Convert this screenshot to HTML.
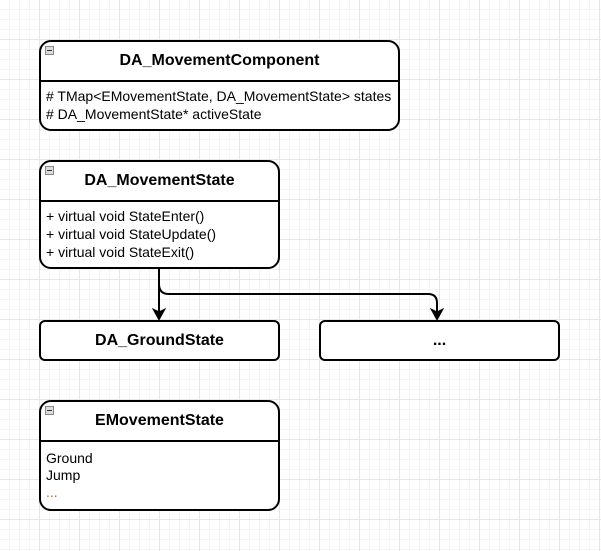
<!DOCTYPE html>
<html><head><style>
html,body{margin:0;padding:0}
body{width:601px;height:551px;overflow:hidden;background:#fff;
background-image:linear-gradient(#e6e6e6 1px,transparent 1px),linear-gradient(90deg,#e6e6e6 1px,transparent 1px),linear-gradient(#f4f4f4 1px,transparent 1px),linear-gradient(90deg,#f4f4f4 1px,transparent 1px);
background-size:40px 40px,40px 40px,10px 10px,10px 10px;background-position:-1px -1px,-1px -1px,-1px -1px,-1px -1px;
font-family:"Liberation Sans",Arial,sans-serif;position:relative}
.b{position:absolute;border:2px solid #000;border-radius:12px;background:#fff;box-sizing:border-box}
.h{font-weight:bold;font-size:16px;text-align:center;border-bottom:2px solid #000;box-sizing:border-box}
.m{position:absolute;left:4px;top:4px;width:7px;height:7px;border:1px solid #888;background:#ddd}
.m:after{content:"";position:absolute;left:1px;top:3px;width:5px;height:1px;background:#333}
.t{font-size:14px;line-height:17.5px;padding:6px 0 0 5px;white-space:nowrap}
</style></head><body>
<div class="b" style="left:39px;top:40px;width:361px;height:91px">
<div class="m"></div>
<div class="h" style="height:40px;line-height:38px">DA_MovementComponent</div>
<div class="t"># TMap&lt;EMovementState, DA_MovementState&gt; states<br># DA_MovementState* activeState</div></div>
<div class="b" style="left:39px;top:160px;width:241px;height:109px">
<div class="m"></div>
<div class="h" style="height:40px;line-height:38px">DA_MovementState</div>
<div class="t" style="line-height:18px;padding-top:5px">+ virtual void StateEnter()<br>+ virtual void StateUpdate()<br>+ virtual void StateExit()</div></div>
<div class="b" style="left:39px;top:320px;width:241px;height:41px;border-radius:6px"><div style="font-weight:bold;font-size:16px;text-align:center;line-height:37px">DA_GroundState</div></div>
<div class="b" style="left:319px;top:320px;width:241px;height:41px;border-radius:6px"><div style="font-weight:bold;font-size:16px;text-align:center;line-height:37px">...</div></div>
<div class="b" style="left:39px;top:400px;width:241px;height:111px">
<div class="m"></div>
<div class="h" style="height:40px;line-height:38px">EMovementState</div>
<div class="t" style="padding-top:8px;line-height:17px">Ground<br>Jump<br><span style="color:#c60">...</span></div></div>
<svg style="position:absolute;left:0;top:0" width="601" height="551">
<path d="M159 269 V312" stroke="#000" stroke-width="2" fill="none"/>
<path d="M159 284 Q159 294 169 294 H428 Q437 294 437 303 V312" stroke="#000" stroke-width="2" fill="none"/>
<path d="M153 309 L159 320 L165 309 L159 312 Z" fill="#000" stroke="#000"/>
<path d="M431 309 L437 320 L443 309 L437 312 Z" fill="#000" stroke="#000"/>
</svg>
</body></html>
■ ■ ■ ■
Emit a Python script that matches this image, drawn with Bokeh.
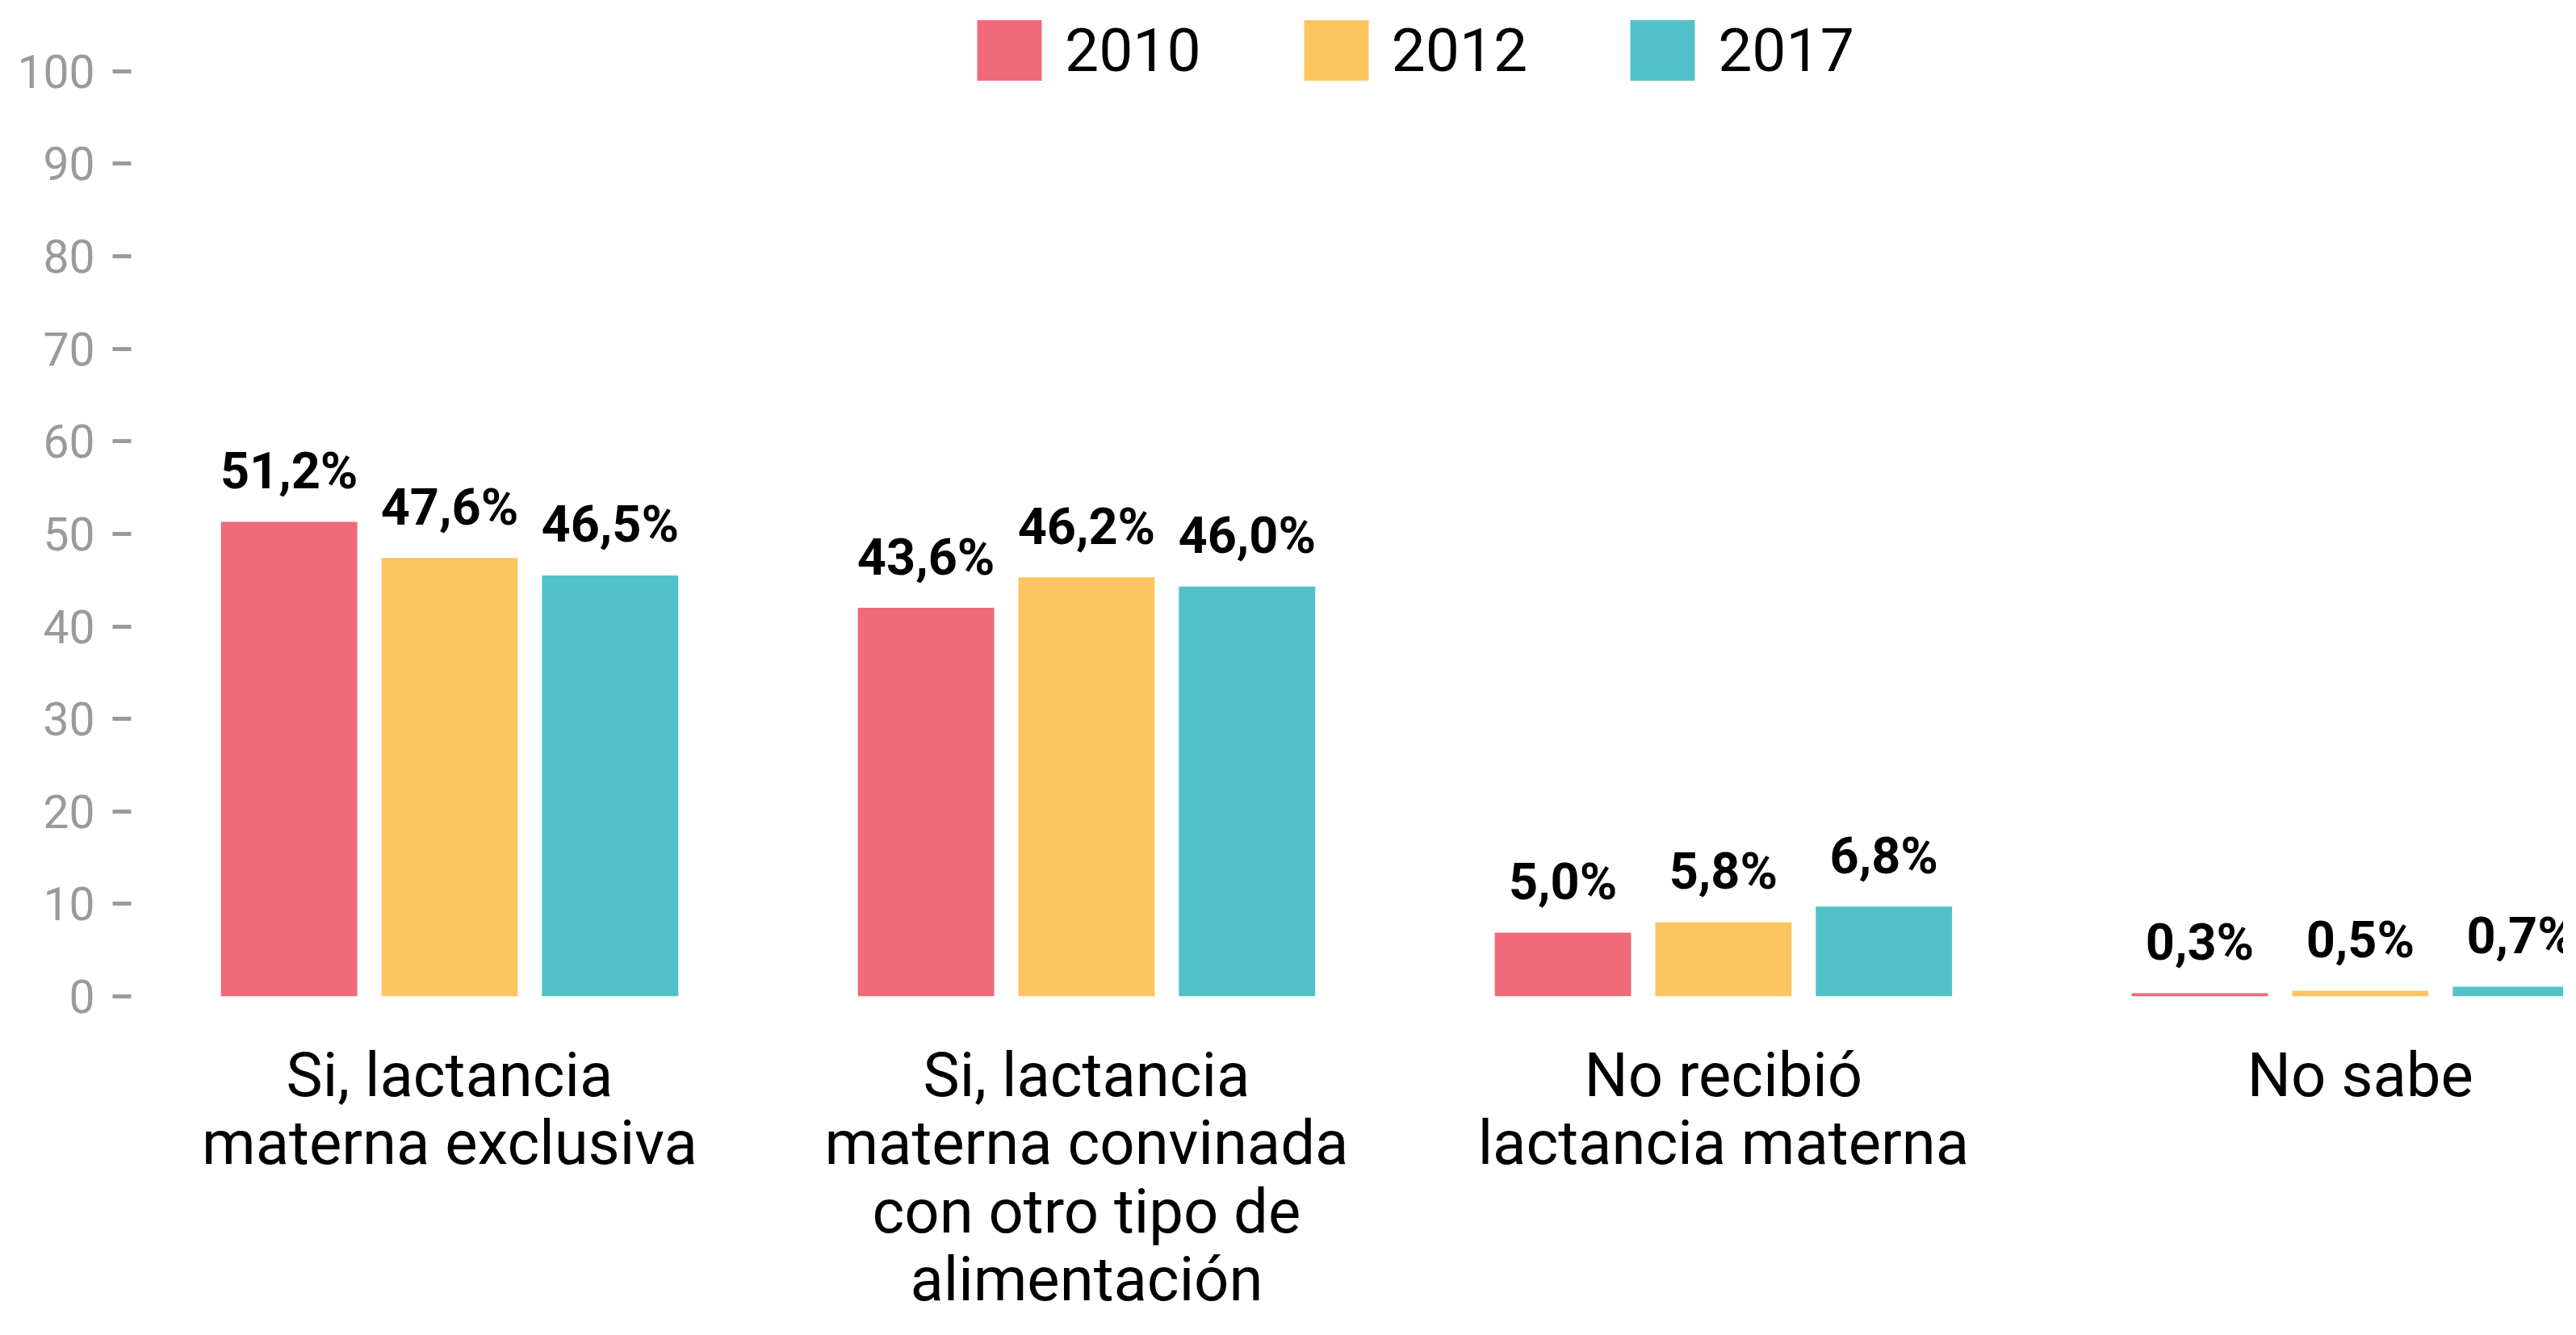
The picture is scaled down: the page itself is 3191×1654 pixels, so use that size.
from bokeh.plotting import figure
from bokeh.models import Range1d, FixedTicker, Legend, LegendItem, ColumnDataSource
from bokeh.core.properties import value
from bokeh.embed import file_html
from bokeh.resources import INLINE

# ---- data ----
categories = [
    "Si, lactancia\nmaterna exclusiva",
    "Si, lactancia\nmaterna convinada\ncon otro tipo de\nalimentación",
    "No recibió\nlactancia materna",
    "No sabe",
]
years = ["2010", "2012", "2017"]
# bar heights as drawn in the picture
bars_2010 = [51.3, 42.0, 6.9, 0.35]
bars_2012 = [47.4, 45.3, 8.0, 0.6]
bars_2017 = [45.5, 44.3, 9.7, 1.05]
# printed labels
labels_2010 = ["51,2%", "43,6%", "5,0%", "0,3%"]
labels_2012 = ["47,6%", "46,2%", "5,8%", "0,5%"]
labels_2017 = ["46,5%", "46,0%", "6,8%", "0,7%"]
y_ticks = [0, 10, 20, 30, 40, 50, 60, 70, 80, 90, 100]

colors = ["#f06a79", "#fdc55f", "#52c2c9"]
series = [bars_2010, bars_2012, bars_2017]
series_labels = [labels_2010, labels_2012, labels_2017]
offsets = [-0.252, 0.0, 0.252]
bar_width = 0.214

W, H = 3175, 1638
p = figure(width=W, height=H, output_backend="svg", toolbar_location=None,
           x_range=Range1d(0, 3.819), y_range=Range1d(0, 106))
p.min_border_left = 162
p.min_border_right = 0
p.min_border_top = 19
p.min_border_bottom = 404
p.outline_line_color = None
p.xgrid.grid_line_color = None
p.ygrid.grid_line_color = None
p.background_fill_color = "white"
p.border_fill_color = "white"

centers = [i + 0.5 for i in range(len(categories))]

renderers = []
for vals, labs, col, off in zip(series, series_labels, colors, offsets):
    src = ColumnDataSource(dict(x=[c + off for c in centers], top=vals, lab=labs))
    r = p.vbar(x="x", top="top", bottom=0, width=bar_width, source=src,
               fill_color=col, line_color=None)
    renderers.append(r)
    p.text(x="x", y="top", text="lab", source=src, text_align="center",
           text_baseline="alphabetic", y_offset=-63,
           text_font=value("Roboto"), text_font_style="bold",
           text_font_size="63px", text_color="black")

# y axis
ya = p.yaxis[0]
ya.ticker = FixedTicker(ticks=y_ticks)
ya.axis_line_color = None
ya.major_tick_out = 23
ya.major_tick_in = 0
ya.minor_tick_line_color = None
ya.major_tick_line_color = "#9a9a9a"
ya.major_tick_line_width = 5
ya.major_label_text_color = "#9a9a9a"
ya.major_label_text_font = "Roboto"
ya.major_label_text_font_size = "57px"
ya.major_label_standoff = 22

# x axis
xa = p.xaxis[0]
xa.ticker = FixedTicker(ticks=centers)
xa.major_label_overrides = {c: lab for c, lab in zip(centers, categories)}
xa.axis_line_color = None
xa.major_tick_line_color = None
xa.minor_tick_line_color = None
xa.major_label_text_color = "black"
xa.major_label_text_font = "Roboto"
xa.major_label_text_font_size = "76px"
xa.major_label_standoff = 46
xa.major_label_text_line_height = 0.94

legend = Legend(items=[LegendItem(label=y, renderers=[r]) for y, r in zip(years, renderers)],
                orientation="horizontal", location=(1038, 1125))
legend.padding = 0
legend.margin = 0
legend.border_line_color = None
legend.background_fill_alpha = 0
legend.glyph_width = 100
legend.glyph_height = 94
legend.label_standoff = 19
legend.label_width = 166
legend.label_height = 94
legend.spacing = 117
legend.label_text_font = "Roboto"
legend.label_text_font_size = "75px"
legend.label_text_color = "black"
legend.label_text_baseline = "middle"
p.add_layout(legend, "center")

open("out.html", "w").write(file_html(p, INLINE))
■ ■ ■ ■
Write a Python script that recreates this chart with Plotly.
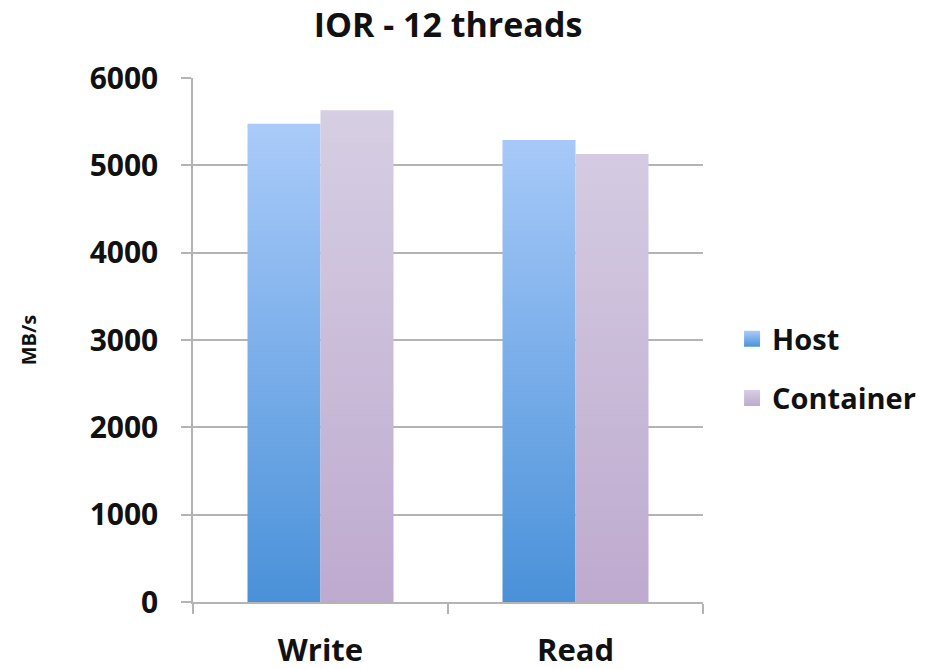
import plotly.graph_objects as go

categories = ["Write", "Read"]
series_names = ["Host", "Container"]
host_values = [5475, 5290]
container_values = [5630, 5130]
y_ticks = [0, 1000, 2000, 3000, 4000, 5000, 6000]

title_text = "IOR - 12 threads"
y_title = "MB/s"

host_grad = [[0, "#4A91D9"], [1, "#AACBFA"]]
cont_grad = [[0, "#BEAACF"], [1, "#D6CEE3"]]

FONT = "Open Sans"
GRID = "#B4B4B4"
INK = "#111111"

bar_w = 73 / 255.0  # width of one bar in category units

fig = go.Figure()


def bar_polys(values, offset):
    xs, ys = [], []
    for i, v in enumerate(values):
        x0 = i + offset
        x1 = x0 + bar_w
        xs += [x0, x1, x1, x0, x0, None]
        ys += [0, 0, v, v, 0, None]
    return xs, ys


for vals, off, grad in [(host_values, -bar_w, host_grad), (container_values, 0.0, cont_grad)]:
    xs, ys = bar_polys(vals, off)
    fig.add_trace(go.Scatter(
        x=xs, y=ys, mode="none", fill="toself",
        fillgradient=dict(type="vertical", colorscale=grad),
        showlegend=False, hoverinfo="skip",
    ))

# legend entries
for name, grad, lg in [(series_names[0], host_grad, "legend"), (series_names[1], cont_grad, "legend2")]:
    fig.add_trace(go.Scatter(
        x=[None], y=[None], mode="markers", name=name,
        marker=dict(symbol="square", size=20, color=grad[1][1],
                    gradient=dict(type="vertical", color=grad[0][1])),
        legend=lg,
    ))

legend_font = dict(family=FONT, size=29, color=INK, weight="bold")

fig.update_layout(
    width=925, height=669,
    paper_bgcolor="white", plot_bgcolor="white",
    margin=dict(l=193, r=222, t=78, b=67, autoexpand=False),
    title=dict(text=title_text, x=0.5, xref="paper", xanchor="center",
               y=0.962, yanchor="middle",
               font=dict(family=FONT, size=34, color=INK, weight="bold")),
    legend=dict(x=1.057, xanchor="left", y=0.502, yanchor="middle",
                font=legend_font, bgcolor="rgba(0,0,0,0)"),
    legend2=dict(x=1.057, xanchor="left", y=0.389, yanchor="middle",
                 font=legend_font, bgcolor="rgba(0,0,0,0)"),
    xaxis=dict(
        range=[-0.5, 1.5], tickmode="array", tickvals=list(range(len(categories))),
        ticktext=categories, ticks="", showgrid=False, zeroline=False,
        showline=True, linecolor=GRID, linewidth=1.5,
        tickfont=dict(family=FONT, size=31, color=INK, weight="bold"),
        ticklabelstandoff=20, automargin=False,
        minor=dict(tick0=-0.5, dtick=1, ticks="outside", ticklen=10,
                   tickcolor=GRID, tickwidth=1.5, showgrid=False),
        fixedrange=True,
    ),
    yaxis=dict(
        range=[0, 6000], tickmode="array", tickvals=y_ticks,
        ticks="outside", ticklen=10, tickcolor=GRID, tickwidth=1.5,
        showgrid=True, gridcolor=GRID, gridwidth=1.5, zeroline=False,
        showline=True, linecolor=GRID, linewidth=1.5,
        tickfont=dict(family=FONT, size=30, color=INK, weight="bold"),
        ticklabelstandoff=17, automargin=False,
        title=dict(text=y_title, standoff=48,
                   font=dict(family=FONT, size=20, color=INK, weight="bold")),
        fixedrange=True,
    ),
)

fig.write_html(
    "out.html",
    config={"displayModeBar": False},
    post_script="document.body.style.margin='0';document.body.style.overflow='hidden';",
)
■ ■ ■ ■
STATED TASK >>
Extract each line holding the string "Python".

RESULT OF THE TASK >>
Emit a Python script that matches this image, drawn with Bokeh.
Write a Python script that recreates this chart with Plotly.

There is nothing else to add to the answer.